In comparison, the Prosci Methodology increases the adoption and usage of a change that the organization has already defined. The Prosci Methodology is not designed to help organizations decide what to change, unlike the co-creation portion of Lean Change.
For example, United Concordia Dental partnered with Prosci to achieve an 80% adoption rate of their generative AI technology (Sidekick) — a complex change that delivered measurable business impact and cultural transformation. Similarly, Ontario Teachers Insurance Plan (OTIP) engaged Prosci to bring a consistent approach to significant organizational changes following acquisitions. The engagement led to improved change capability, smoother onboarding for new organizations acquired by OTIP, and better adoption of new systems related to digital transformation.
Creating change vs. creating change outcomes
With a focus on insights, options, and experimentation, Lean Change emphasizes defining the change and seizing available opportunities. Learning occurs throughout the Lean Change cycle, and the team’s learnings directly affect the direction of the change. The focus is on defining and creating the change together.
The Prosci ADKAR® Model — one of two foundational models of the Prosci Methodology — reflects five outcomes that an individual needs to achieve for a change to be successful: Awareness, Desire, Knowledge, Ability and Reinforcement. By outlining the goals and outcomes of successful change, the ADKAR Model enables leaders and change management teams to focus their activities on what drives individual change, ultimately achieving organizational results.

Speed and agility vs. comprehensive solutions for change success
Lean Change Management is best suited to uncertain, fast-moving contexts and environments where flexibility, rapid learning, and risk-taking matter more than upfront certainty and a clear path forward.
While the Prosci Methodology is adaptable, it works particularly well in large-scale enterprises and compliance-driven organizations. For example, UKG — one of the world’s leading human capital management (HCM) cloud companies — engaged Prosci for support with a system integration project that would affect 12,000 employees, as well as thousands of customers and partners. Prosci also helped Grand Hôpital de Charleroi build large-scale change management capabilities to support the people side of change through 150 concurrent changes, increasing organizational agility and change readiness.

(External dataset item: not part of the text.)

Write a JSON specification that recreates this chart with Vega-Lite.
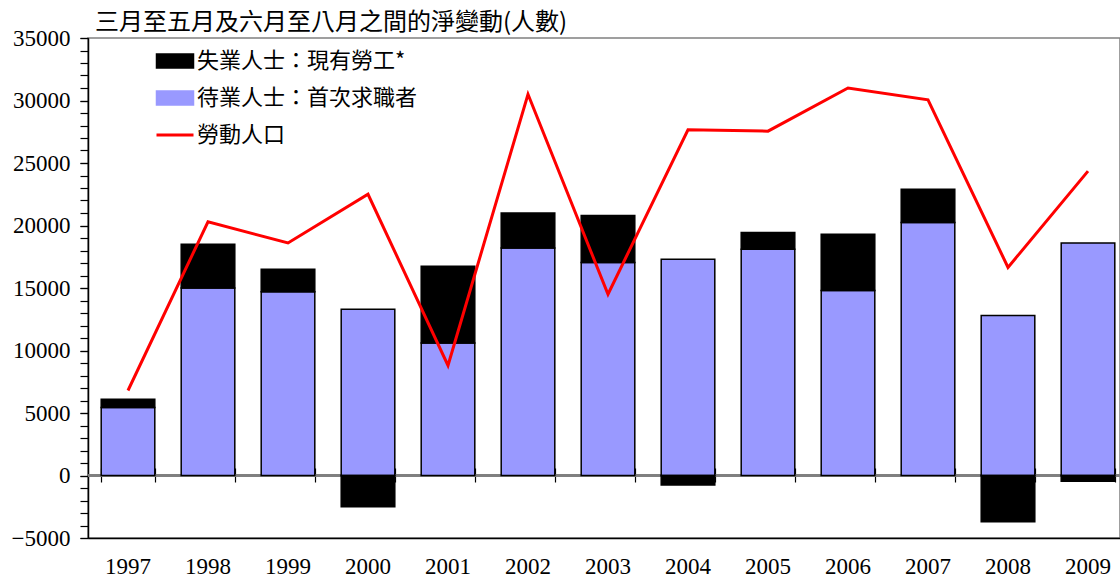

Prosci’s change management solutions also work well when changes will affect large, diverse groups of employees who will feel the impacts of change differently. In other words, in environments where many people are impacted by change and leaders don’t have direct control over those affected, Prosci’s Methodology helps individuals navigate transitions and achieve success in organizational change.
Modern Change to Meet Your Organization’s Needs
Successfully navigating organizational change means finding the right balance between structure and flexibility for your team. Lean Change Management encourages experimentation, rapid learning, and co-creation, while Prosci provides a structured approach to ensure that individuals adopt change and sustain the desired outcomes, once an organization’s leaders have already determined what needs to change.
While Lean Change is effective in niche scenarios, Prosci offers a comprehensive range of change management solutions to meet the diverse needs of organizations and individuals. Our experts can provide the structure necessary to drive change forward, whether your organization is in the early stages of defining its change approach, working through changes and requiring change management, or seeking to scale change beyond smaller working groups and experimentation.
Our research-backed methodology and continued study of the discipline keep us at the forefront of change success. Change (done right) is all we do.